Айсылу с нескрываемым удивлением поднялась навстречу ночной гостье.
— Проходи, Нэфисэ, проходи!.. Присаживайся... — сказала она, подавая ей стул. А сама, поправляя волосы, стояла посреди комнаты и не сводила глаз с взволнованного лица Нэфисэ.
— Вот хожу ночью, беспокою людей... — смущенно проговорила Нэфисэ, спуская на плечи шаль. — Ты очень удивлена, конечно? Неожиданно...
— Мы с тобой, Нэфисэ, привыкли ко всяким неожиданностям. Сядь же... Я сейчас самовар поставлю, попьем чаю.
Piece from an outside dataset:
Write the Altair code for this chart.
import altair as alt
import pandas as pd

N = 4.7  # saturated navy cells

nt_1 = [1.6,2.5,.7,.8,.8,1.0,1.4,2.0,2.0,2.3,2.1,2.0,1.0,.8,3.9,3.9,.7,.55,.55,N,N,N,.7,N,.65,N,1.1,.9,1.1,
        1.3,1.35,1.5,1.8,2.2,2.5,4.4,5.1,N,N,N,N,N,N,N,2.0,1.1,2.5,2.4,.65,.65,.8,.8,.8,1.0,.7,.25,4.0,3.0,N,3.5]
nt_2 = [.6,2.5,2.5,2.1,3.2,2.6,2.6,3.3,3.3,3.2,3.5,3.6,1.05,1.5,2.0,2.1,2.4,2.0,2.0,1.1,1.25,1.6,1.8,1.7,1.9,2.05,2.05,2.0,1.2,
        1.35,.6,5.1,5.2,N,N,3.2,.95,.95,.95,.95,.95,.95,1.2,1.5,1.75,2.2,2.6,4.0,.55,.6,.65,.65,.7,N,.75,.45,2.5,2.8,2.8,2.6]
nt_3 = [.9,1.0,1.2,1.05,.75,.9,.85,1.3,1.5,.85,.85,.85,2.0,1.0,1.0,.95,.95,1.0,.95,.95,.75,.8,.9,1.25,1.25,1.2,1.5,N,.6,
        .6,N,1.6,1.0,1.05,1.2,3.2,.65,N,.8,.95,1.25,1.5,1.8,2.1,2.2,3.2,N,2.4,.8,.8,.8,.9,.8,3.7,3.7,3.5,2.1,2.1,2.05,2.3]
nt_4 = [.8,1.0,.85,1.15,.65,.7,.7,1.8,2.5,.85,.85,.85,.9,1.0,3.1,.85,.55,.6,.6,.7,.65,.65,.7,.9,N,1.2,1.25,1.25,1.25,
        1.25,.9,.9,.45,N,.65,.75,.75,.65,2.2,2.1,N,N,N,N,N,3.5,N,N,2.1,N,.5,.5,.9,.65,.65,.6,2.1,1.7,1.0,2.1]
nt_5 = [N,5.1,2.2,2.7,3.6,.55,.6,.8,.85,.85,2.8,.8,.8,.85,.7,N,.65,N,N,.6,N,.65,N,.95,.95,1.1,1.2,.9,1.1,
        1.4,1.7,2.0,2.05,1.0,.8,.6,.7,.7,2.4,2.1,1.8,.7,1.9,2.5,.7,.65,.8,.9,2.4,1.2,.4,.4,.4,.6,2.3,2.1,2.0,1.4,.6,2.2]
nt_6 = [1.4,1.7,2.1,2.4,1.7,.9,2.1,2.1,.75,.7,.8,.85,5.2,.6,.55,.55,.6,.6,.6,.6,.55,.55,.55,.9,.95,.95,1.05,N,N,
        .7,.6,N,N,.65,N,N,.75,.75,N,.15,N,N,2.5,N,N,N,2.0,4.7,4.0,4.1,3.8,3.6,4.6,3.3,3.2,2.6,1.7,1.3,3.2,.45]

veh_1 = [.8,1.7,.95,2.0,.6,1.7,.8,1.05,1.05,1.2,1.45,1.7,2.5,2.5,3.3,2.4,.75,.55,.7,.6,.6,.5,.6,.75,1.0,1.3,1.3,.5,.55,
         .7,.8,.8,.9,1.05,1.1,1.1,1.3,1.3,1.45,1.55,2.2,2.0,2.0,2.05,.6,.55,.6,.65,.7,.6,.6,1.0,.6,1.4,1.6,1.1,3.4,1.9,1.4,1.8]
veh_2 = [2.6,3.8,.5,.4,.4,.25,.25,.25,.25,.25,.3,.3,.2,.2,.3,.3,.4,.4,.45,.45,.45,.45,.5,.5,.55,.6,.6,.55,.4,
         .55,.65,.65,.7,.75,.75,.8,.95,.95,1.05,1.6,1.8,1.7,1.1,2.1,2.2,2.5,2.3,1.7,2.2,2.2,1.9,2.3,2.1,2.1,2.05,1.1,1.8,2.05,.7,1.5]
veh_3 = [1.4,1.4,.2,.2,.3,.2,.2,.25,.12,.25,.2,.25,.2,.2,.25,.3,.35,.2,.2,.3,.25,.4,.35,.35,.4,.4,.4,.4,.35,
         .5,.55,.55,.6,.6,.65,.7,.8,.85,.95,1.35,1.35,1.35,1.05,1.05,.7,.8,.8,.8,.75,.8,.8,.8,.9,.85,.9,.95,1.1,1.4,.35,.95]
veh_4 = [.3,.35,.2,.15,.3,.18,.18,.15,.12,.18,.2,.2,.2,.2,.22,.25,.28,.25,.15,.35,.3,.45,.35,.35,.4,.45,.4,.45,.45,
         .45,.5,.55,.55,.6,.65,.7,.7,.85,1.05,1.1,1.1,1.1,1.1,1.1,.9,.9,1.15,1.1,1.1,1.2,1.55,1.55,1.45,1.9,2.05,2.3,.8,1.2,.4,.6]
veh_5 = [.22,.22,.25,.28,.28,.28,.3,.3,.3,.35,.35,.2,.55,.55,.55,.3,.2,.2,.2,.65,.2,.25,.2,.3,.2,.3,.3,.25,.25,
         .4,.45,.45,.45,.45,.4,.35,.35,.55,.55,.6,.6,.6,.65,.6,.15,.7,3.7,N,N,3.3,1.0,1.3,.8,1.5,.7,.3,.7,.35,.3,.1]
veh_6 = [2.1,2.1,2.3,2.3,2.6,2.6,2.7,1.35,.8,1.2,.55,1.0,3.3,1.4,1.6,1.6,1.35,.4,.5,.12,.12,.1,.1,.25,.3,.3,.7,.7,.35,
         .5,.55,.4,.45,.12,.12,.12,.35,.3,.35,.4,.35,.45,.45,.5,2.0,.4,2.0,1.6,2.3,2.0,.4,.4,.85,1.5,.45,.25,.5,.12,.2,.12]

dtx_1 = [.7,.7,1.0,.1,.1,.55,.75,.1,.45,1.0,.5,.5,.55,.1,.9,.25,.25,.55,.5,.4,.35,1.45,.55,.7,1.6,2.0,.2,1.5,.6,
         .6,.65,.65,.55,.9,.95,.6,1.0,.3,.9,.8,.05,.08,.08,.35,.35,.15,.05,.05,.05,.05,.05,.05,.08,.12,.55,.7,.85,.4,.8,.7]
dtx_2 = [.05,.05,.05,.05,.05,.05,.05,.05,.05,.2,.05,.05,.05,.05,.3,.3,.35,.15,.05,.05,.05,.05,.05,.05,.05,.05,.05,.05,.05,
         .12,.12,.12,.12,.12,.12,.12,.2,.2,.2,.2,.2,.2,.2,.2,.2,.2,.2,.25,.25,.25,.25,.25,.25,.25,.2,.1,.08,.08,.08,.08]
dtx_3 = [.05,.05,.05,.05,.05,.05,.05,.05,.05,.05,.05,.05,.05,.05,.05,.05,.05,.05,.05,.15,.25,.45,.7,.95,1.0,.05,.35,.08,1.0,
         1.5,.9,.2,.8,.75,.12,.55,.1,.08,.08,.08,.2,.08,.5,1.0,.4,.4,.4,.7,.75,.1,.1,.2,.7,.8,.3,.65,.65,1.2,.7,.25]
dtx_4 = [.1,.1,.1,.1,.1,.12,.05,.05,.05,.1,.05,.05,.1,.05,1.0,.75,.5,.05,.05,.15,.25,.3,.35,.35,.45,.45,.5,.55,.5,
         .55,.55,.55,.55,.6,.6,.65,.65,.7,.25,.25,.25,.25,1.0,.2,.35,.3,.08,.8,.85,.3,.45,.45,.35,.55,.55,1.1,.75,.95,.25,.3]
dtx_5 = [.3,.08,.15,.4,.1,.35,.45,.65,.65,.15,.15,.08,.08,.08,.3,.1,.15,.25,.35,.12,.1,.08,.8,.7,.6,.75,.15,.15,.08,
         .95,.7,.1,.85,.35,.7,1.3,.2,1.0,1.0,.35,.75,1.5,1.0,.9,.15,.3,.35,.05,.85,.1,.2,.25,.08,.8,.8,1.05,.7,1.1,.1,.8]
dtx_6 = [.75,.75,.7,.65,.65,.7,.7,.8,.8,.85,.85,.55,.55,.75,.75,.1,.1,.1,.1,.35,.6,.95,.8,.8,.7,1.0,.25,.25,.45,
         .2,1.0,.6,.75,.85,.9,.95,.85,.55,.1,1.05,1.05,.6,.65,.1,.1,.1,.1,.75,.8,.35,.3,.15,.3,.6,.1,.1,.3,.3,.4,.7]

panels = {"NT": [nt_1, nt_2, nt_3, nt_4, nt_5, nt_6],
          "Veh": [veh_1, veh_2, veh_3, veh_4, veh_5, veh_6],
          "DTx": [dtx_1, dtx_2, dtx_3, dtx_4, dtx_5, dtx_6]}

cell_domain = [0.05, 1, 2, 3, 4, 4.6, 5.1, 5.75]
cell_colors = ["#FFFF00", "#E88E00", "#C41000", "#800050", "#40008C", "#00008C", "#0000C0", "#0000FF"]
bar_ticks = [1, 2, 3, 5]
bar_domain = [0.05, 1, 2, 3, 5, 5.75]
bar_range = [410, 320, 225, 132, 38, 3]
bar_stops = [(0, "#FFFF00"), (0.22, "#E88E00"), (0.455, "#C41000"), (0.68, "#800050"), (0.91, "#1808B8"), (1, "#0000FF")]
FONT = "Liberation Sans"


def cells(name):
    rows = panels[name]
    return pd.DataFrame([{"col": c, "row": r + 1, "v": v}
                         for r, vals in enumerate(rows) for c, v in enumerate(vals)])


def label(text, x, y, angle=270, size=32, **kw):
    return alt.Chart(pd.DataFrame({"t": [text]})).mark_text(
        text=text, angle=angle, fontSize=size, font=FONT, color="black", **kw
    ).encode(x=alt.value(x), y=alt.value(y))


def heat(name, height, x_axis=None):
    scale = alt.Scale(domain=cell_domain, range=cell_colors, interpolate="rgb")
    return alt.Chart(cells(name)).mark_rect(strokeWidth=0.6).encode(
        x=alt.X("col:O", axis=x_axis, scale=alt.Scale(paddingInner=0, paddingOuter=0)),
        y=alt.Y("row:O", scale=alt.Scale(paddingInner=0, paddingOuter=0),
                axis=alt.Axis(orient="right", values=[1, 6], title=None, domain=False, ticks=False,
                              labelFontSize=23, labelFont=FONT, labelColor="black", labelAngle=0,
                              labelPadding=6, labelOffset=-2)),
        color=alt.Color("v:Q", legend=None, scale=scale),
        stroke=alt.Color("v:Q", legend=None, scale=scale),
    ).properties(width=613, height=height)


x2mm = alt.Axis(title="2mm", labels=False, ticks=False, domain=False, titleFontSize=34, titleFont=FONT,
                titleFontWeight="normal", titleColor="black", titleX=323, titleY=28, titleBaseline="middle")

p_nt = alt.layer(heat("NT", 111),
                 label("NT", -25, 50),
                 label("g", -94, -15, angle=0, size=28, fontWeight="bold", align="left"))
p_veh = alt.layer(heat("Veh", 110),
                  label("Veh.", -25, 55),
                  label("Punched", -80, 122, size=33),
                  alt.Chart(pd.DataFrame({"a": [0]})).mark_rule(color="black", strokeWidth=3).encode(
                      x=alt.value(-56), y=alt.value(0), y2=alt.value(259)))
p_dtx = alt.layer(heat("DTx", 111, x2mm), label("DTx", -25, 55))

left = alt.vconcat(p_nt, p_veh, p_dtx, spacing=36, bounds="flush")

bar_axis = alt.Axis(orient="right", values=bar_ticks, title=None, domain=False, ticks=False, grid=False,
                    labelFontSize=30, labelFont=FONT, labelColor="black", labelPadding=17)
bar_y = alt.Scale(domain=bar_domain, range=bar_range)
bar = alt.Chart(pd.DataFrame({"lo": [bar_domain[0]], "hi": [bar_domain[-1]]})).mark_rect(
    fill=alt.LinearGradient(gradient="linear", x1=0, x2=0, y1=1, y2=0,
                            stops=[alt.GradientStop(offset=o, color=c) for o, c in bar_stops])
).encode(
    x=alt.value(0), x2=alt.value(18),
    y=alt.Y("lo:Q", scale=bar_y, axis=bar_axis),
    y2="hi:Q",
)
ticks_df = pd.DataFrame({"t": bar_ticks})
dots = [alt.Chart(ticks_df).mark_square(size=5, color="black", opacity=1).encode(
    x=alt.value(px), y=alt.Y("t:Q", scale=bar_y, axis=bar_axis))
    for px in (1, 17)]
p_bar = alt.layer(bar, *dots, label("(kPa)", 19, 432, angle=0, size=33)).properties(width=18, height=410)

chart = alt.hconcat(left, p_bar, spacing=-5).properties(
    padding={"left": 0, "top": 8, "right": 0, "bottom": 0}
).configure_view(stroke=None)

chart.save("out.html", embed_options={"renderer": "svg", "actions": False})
— Нет, нет, Айсылу-апа, не беспокойся. Садись и ты, не стой! — Нэфисэ дышала неровно, видно, трудно ей было начинать разговор. — Сегодня канун праздника... И радость большая у меня... Вот я и пришла к тебе, как к близкому человеку. Сердце у меня не на месте, Айсылу-апа, будто не все еще я сделала, будто осталось самое главное... Дело в том, Айсылу-апа... — Она прервала себя и в упор взглянула на Айсылу. — Дело в том... Есть у меня на душе одно большое желание. Сколько уж раз порывалась сказать о нем, да все сдерживала себя. Думала, может, не доросла, недостаточно окрепла. Бывало, решусь... но тут вспомню таких большевиков, как пламенный Дзержинский, который отдал революции всю страсть своего сердца, вспомню нашего Сарьяна-абы и говорю: «Нет, рановато еще тебе!» А сейчас чувствую— время настало! Пора! — Нэфисэ. поднялась и подошла к Айсылу: — Айсылу-апа! Я хочу вступить в партию!